Pseudocapacitance-tuned high-rate and long-term cyclability of NiCo2S4 hexagonal nanosheets prepared by vapor transformation for lithium storage

Abstract

The high conductivity of bimetallic thiospinel NiCo₂S₄ endows energy storage devices with very fascinating performance. However, the unsatisfactory rate capability and long-term cyclability of this material series significantly limit their large-scale practical applications such as in electric vehicles and hybrid electric vehicles. Herein, we successfully synthesized NiCo₂S₄ hexagonal nanosheets with a large lateral dimension of ∼1.35 μm and a thickness of ∼30 nm through a vapor transformation method.
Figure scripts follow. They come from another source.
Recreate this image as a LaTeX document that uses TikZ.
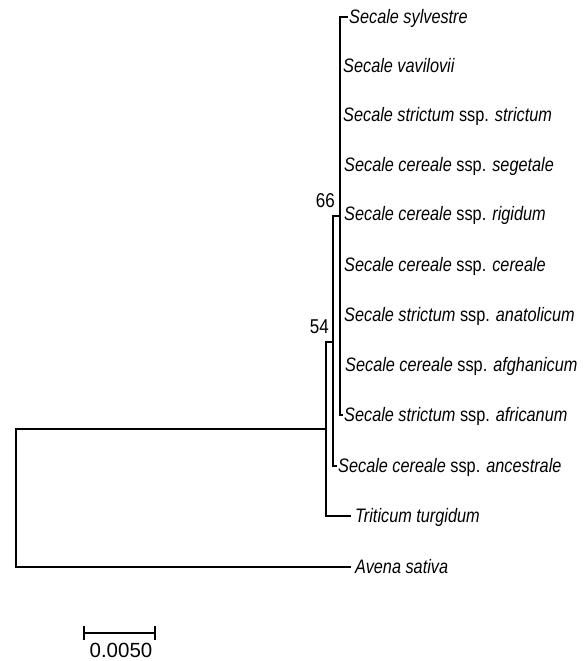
\documentclass[tikz,border=0pt]{standalone}
\usepackage{fontspec}
\setmainfont{Liberation Sans}
\usetikzlibrary{calc}
% condensed Arial-like lettering used for all tree labels
\newcommand{\narrowtxt}[2]{\scalebox{#1}[1]{#2}}
\begin{document}
\begin{tikzpicture}[x=1pt,y=-1pt,
  branch/.style={line width=1.6pt, line cap=rect},
  taxon/.style={anchor=base west, inner sep=0pt, font=\fontsize{19.5}{22}\selectfont\itshape},
  support/.style={anchor=base east, inner sep=0pt, font=\fontsize{20}{22}\selectfont},
  scalelabel/.style={anchor=base, inner sep=0pt, font=\fontsize{20.5}{22}\selectfont}]
\useasboundingbox (0,0) rectangle (587,661);

% internal nodes of the tree
\coordinate (root) at (16,429);
\coordinate (rootT) at (16,567);
\coordinate (nA) at (326,429);
\coordinate (nAt) at (326,342);
\coordinate (nAb) at (326,516);
\coordinate (nB) at (333,342);
\coordinate (nBt) at (333,216);
\coordinate (nBb) at (333,466);
\coordinate (nC) at (340,216);
\coordinate (nCt) at (340,17);
\coordinate (nCb) at (340,415);

% taxon labels
\node[taxon] (t1)  at (349,23.5)  {\narrowtxt{0.835}{Secale sylvestre}};
\node[taxon] (t2)  at (343,72.5)  {\narrowtxt{0.835}{Secale vavilovii}};
\node[taxon] (t3)  at (343,121.5) {\narrowtxt{0.835}{Secale strictum \upshape ssp. \itshape strictum}};
\node[taxon] (t4)  at (344,171.5) {\narrowtxt{0.835}{Secale cereale \upshape ssp. \itshape segetale}};
\node[taxon] (t5)  at (344,220.5) {\narrowtxt{0.835}{Secale cereale \upshape ssp. \itshape rigidum}};
\node[taxon] (t6)  at (344,271.5) {\narrowtxt{0.835}{Secale cereale \upshape ssp. \itshape cereale}};
\node[taxon] (t7)  at (344,321.5) {\narrowtxt{0.835}{Secale strictum \upshape ssp. \itshape anatolicum}};
\node[taxon] (t8)  at (345,371.5) {\narrowtxt{0.835}{Secale cereale \upshape ssp. \itshape afghanicum}};
\node[taxon] (t9)  at (344,421.5) {\narrowtxt{0.835}{Secale strictum \upshape ssp. \itshape africanum}};
\node[taxon] (t10) at (338,472.5) {\narrowtxt{0.835}{Secale cereale \upshape ssp. \itshape ancestrale}};
\node[taxon] (t11) at (355,522.5) {\narrowtxt{0.835}{Triticum turgidum}};
\node[taxon] (t12) at (355,573.5) {\narrowtxt{0.835}{Avena sativa}};

% bootstrap values
\node[support] (b66) at (335,207) {\narrowtxt{0.85}{66}};
\node[support] (b54) at (329,333) {\narrowtxt{0.85}{54}};

% branches
\draw[branch] (rootT) -- (root) -- (nA);
\draw[branch, shorten >=5pt] (rootT) -- (rootT -| t12.west);
\draw[branch] (nAt) -- (nAb);
\draw[branch] (nAt) -- (nB);
\draw[branch, shorten >=5pt] (nAb) -- (nAb -| t11.west);
\draw[branch] (nBt) -- (nBb);
\draw[branch] (nBt) -- (nC);
\draw[branch] (nBb) -- ++(3,0);
\draw[branch] (nCt) -- (nCb);
\draw[branch, shorten >=1.5pt] (nCt) -- (nCt -| t1.west);
\draw[branch] (nCb) -- ++(2,0);

% scale bar
\coordinate (s1) at (84,633);
\coordinate (s2) at (155,633);
\draw[line width=1.6pt] (s1) -- (s2);
\draw[line width=1.6pt] ($(s1)+(0,-7)$) -- ($(s1)+(0,7)$);
\draw[line width=1.6pt] ($(s2)+(0,-7)$) -- ($(s2)+(0,7)$);
\node[scalelabel] (sl) at (121,657) {0.0050};
\end{tikzpicture}
\end{document}
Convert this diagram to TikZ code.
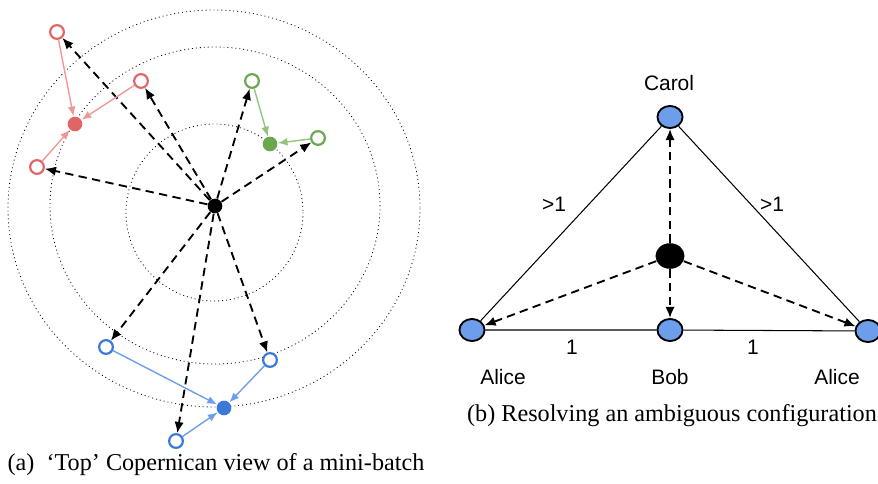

The dynamic transformation process of the NiCo₂S₄ polycrystalline nanosheets from NiCo-hydroxide has been revealed in detail. Originating from their two-dimensional thin-sheet structure with a high aspect ratio, the induced extrinsic capacitive contribution as high as 91% makes them an ideal candidate for high-capacity and high-rate lithium-ion anodes. The NiCo₂S₄ nanosheets deliver a reversible capacity of 607 mA h g⁻¹ upon 800 cycles at a current density of 2 A g⁻¹. This outstanding long cycle performance sheds light on the structural design of electrode materials for high-rate lithium-ion batteries.